→ Exercise goal: Restate, exactly and without pictures, the lines from the start of the listing below through the line holding "values = [50.3, 39.8, 5.3, 4.6]".

....

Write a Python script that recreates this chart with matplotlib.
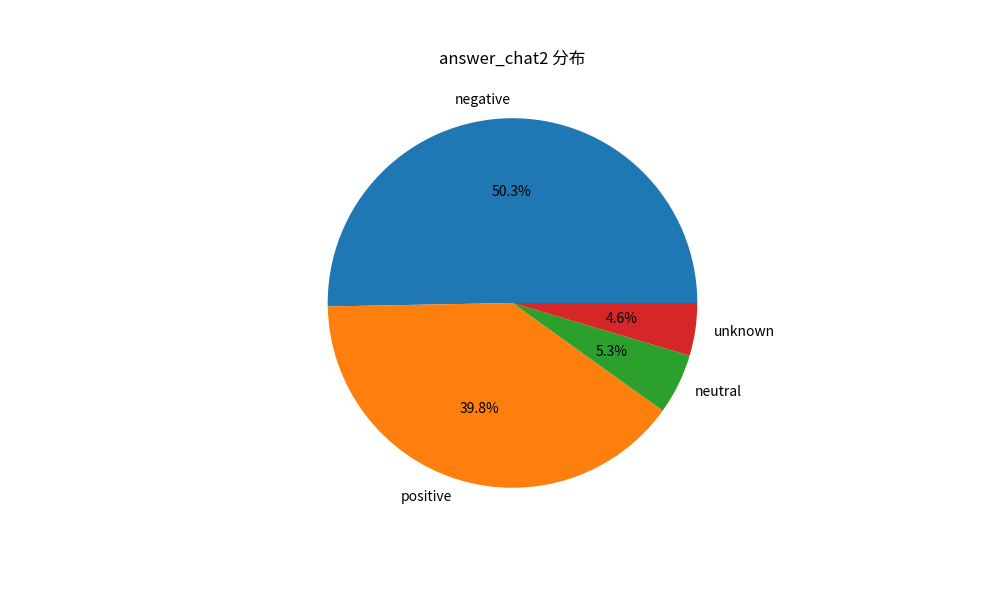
import matplotlib
matplotlib.use("Agg")
import matplotlib.pyplot as plt

plt.rcParams['font.family'] = ['Noto Sans CJK SC', 'DejaVu Sans']

labels = ["negative", "positive", "neutral", "unknown"]
values = [50.3, 39.8, 5.3, 4.6]

fig = plt.figure(figsize=(10, 6), dpi=100)
plt.pie(values, labels=labels, autopct='%1.1f%%')
plt.title("answer_chat2 分布")
plt.savefig("out.png")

....

→ Solution to this task:
Write a Python script that recreates this chart with matplotlib.
import matplotlib
matplotlib.use("Agg")
import matplotlib.pyplot as plt

plt.rcParams['font.family'] = ['Noto Sans CJK SC', 'DejaVu Sans']

labels = ["negative", "positive", "neutral", "unknown"]
values = [50.3, 39.8, 5.3, 4.6]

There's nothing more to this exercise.